Для того чтобы довести идею коллективизма до полной логической завершенности, спартанцы решили относиться, «как к своим собственным» не только «к чужим делам», но и к чужим женам:
«Теперь муж молодой жены, если был у него на примете порядочный и красивый юноша, внушавший старику уважение и любовь, мог ввести его в свою опочивальню, а родившегося от его семени ребенка признать своим. С другой стороны, если честному человеку приходилась по сердцу чужая жена, плодовитая и целомудренная, он мог попросить ее у мужа».
Разумеется, делалось это не ради плотских утех, а «дабы, словно совершив посев на тучной почве, дать жизнь добрым детям, которые будут кровными родичами добрых граждан». Кроме того, по сообщению Плутарха, «у спартанцев допускалось влюбляться в честных душой мальчиков». Правда, вступать с ними в связь считалось позором, «ибо такая страсть была бы телесной, а не духовной». Женщинам маленькие радости тоже не возбранялись: «У спартанцев допускалась такая свобода любви, что даже достойные и благородные женщины любили молодых девушек…»

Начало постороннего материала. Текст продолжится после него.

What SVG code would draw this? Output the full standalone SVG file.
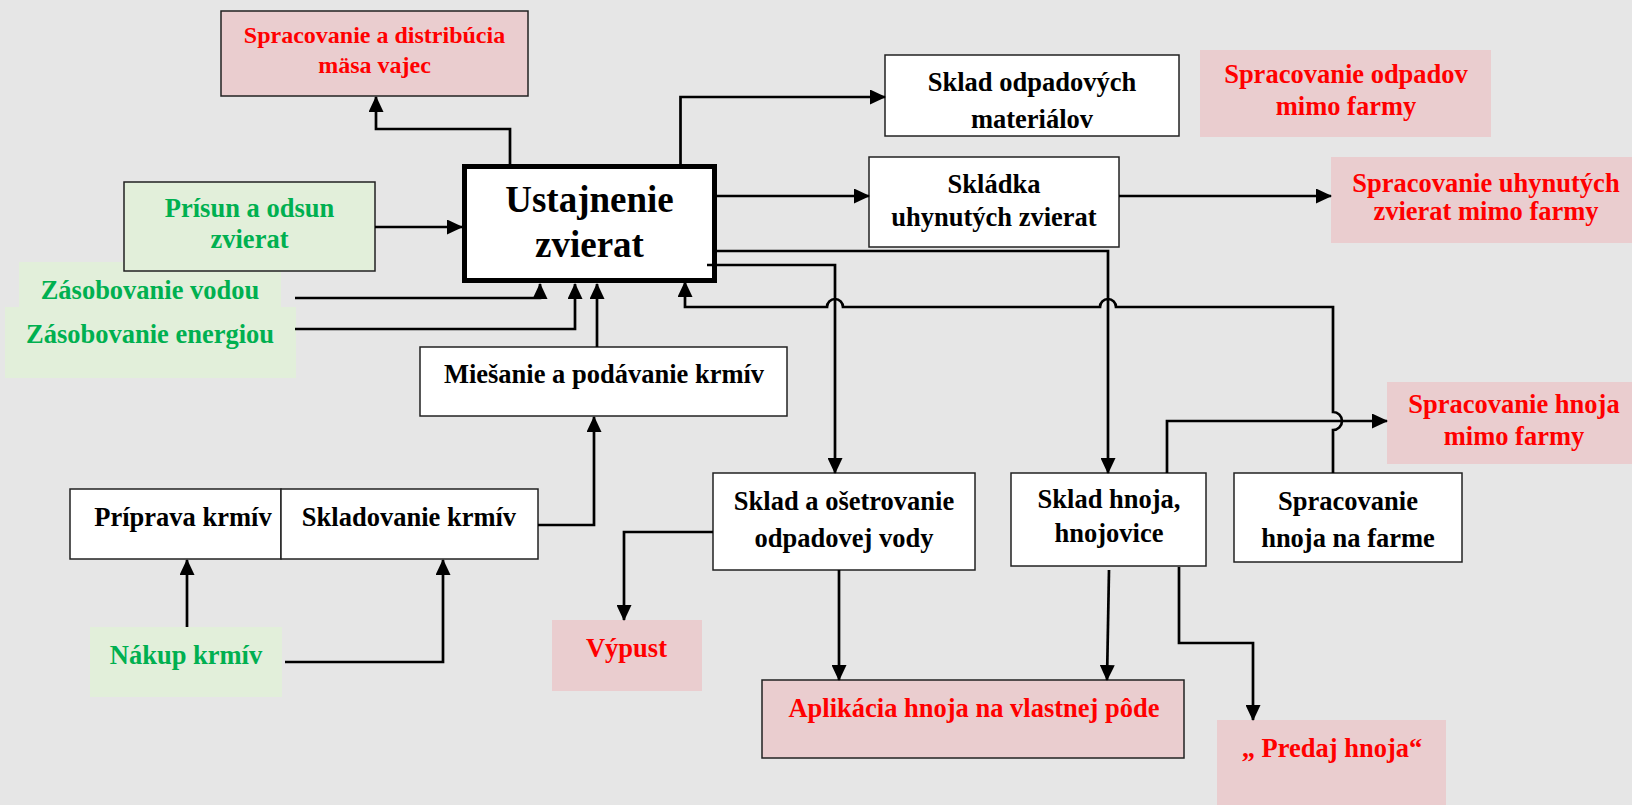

Ликург в законодательном порядке «изгнал пустое, бабье чувство ревности», после чего «общие чувства к одному лицу становились началом и источником взаимной дружбы влюбленных». А поскольку понятия прелюбодеяния и измены в таких условиях тоже потеряли смысл, Спарта, по уверению самих жителей, стала государством полной и абсолютной нравственности, где не было и не могло быть прелюбодеев.
Ликург вопросил оракула, достаточно ли хороши его законы, чтобы «привести город к благоденствию и нравственному совершенству», и получил ответ, что «город пребудет на вершине славы». Что, в общем, и случилось.
Острой потребности в разводах спартанцы, жившие в условиях такой крайней толерантности, конечно, не испытывали. Любить и без развода можно было кого угодно, а для того, чтобы заняться сексом с чужой женой, достаточно было объявить, что ты желаешь «дать жизнь добрым детям». И ссорились жены с мужьями, по-видимому, редко – хотя бы потому, что мужья почти (а до тридцати лет и совсем) не бывали дома. И даже упрекнуть жену за невкусный обед спартанец, питавшийся из общего котла, не мог.